**Task prompt**
It is required that the lines from the top of the listing through the line with "Banka e Shqipërisë.</div>" be reproduced exactly, excluding pictures.

**Dataset extract**
-----
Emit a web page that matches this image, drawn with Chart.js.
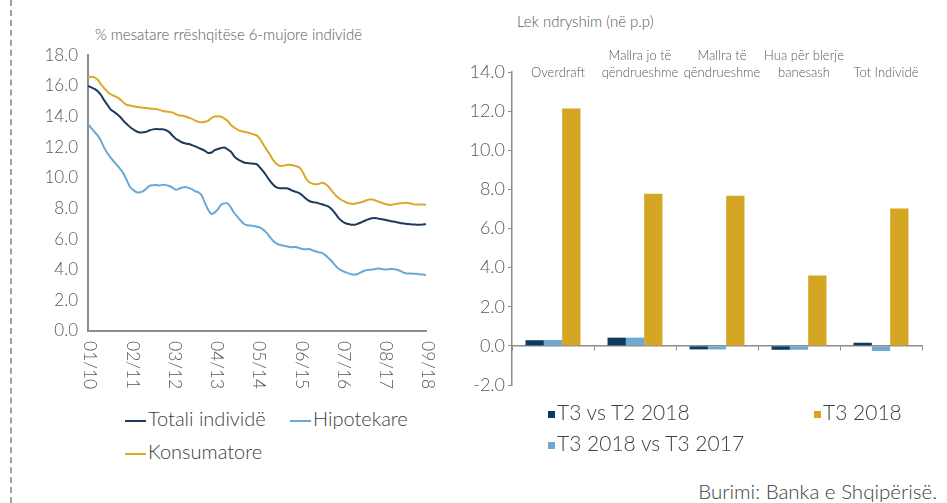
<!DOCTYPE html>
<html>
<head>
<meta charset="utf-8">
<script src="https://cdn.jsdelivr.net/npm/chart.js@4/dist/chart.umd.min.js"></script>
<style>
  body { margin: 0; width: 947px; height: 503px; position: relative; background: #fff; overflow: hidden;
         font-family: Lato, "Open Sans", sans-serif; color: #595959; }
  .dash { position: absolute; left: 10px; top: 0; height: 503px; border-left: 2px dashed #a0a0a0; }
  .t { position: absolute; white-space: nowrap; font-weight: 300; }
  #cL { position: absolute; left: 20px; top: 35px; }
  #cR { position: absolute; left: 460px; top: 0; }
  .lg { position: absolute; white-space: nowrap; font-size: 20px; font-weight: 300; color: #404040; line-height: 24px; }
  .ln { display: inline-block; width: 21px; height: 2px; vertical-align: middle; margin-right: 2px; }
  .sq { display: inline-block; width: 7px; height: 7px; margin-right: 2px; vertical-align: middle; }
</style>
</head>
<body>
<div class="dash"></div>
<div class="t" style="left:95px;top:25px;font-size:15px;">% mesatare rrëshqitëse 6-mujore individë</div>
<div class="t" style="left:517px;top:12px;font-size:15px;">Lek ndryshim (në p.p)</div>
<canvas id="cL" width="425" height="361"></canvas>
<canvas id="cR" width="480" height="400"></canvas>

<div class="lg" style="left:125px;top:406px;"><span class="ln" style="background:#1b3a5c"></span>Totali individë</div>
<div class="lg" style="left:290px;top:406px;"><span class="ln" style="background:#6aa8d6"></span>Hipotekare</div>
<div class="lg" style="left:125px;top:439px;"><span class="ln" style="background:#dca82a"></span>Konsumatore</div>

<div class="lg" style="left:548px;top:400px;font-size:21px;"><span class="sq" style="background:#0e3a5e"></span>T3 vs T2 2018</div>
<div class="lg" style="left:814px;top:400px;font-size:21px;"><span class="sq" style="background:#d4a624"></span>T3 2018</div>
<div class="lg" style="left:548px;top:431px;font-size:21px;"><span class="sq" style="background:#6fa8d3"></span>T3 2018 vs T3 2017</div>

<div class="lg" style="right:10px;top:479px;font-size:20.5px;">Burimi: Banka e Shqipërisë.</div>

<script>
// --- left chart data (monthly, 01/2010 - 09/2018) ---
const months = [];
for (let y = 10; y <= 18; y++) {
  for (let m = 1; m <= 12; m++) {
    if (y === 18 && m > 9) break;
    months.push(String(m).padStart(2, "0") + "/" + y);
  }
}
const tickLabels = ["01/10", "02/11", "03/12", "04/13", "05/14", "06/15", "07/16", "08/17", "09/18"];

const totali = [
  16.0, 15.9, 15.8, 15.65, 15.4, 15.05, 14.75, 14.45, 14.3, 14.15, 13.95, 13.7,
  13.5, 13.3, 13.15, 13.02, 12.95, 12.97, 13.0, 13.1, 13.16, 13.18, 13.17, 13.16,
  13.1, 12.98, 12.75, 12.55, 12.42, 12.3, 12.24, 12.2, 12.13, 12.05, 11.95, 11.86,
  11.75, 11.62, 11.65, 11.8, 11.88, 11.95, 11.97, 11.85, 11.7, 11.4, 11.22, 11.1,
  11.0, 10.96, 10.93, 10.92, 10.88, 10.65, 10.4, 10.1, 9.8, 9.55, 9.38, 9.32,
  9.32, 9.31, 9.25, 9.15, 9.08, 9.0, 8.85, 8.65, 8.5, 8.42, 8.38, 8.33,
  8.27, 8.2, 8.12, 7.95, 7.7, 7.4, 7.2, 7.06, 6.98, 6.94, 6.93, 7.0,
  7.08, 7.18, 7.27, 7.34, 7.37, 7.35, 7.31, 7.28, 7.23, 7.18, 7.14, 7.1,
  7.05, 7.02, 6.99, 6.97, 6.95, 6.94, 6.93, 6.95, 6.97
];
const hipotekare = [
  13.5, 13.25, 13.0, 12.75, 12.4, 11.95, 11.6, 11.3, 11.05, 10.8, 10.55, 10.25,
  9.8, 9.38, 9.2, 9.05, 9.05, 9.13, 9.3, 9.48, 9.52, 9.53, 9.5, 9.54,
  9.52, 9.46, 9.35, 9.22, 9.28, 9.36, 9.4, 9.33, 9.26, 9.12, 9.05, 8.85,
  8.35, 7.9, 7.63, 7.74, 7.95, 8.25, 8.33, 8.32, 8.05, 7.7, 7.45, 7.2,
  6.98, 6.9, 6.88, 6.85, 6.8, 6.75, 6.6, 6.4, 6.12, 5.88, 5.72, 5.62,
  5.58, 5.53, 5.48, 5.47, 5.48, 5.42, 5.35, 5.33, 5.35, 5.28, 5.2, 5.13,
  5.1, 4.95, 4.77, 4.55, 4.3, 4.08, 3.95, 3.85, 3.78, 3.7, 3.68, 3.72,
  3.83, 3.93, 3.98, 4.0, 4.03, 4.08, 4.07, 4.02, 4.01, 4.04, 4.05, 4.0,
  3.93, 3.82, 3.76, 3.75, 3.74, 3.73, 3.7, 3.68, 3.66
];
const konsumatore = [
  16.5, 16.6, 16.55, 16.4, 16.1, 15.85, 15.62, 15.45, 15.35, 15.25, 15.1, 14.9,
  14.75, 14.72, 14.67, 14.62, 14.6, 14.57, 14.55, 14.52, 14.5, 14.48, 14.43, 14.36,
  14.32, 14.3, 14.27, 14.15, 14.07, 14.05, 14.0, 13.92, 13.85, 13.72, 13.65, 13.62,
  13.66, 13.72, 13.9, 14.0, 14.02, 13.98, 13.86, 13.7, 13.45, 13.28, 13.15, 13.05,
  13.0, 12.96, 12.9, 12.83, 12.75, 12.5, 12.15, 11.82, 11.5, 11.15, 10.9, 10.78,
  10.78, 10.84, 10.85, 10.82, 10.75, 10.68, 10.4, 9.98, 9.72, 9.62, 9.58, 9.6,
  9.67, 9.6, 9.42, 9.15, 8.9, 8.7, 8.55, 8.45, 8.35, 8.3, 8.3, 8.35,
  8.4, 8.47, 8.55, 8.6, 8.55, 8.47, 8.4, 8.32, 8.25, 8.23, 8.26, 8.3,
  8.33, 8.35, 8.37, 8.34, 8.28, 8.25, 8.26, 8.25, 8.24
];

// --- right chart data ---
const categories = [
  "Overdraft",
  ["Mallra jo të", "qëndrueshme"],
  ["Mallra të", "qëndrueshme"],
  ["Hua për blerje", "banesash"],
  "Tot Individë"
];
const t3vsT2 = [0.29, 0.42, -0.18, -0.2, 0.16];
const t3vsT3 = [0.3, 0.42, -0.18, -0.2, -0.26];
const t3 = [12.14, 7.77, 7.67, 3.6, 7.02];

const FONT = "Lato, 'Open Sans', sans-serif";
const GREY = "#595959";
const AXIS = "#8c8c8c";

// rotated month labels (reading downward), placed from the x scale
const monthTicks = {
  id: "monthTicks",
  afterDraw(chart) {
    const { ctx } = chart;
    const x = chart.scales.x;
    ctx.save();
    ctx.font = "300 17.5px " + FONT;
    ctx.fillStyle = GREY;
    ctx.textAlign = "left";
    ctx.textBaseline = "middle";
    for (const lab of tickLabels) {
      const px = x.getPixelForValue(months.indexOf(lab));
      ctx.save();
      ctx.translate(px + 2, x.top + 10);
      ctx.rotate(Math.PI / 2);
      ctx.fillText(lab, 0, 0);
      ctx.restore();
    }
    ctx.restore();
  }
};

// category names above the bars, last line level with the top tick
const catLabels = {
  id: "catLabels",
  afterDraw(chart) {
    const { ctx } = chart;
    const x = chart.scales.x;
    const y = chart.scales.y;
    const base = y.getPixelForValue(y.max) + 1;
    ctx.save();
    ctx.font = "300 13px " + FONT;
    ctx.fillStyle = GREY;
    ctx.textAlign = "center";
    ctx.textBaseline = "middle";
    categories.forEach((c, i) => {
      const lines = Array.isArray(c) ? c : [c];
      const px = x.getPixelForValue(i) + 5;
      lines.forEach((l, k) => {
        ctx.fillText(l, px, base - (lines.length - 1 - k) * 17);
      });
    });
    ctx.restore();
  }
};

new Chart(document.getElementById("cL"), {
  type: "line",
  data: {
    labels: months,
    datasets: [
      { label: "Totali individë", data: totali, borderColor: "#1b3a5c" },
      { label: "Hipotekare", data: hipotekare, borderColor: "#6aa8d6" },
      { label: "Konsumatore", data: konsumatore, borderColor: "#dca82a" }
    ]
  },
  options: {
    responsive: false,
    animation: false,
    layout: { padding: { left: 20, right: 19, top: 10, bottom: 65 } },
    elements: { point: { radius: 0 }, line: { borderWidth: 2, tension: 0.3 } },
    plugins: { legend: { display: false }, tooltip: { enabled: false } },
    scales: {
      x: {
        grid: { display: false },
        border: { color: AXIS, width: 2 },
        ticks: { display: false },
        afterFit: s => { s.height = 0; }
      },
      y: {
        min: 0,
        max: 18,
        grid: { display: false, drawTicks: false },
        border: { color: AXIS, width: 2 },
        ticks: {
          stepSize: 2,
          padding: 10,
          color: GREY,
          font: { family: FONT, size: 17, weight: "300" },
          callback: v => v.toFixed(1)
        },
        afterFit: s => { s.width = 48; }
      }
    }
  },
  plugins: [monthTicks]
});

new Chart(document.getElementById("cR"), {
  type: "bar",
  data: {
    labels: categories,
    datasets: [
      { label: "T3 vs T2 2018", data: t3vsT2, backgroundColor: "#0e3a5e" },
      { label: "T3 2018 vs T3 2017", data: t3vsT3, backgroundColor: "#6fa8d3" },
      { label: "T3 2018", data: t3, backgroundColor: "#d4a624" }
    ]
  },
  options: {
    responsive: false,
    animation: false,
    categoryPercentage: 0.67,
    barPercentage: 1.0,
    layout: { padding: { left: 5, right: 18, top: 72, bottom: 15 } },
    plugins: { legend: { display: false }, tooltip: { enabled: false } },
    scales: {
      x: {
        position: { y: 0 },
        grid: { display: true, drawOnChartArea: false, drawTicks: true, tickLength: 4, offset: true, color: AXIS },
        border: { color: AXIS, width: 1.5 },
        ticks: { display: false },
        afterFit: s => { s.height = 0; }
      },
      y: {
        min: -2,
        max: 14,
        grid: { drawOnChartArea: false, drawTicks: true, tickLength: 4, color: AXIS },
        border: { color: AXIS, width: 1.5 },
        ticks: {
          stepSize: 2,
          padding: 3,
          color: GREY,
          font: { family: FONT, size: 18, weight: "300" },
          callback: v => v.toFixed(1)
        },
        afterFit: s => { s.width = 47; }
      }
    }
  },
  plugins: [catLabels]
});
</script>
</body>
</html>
-----
**Solution to this problem**
Emit a web page that matches this image, drawn with Chart.js.
<!DOCTYPE html>
<html>
<head>
<meta charset="utf-8">
<script src="https://cdn.jsdelivr.net/npm/chart.js@4/dist/chart.umd.min.js"></script>
<style>
  body { margin: 0; width: 947px; height: 503px; position: relative; background: #fff; overflow: hidden;
         font-family: Lato, "Open Sans", sans-serif; color: #595959; }
  .dash { position: absolute; left: 10px; top: 0; height: 503px; border-left: 2px dashed #a0a0a0; }
  .t { position: absolute; white-space: nowrap; font-weight: 300; }
  #cL { position: absolute; left: 20px; top: 35px; }
  #cR { position: absolute; left: 460px; top: 0; }
  .lg { position: absolute; white-space: nowrap; font-size: 20px; font-weight: 300; color: #404040; line-height: 24px; }
  .ln { display: inline-block; width: 21px; height: 2px; vertical-align: middle; margin-right: 2px; }
  .sq { display: inline-block; width: 7px; height: 7px; margin-right: 2px; vertical-align: middle; }
</style>
</head>
<body>
<div class="dash"></div>
<div class="t" style="left:95px;top:25px;font-size:15px;">% mesatare rrëshqitëse 6-mujore individë</div>
<div class="t" style="left:517px;top:12px;font-size:15px;">Lek ndryshim (në p.p)</div>
<canvas id="cL" width="425" height="361"></canvas>
<canvas id="cR" width="480" height="400"></canvas>

<div class="lg" style="left:125px;top:406px;"><span class="ln" style="background:#1b3a5c"></span>Totali individë</div>
<div class="lg" style="left:290px;top:406px;"><span class="ln" style="background:#6aa8d6"></span>Hipotekare</div>
<div class="lg" style="left:125px;top:439px;"><span class="ln" style="background:#dca82a"></span>Konsumatore</div>

<div class="lg" style="left:548px;top:400px;font-size:21px;"><span class="sq" style="background:#0e3a5e"></span>T3 vs T2 2018</div>
<div class="lg" style="left:814px;top:400px;font-size:21px;"><span class="sq" style="background:#d4a624"></span>T3 2018</div>
<div class="lg" style="left:548px;top:431px;font-size:21px;"><span class="sq" style="background:#6fa8d3"></span>T3 2018 vs T3 2017</div>

<div class="lg" style="right:10px;top:479px;font-size:20.5px;">Burimi: Banka e Shqipërisë.</div>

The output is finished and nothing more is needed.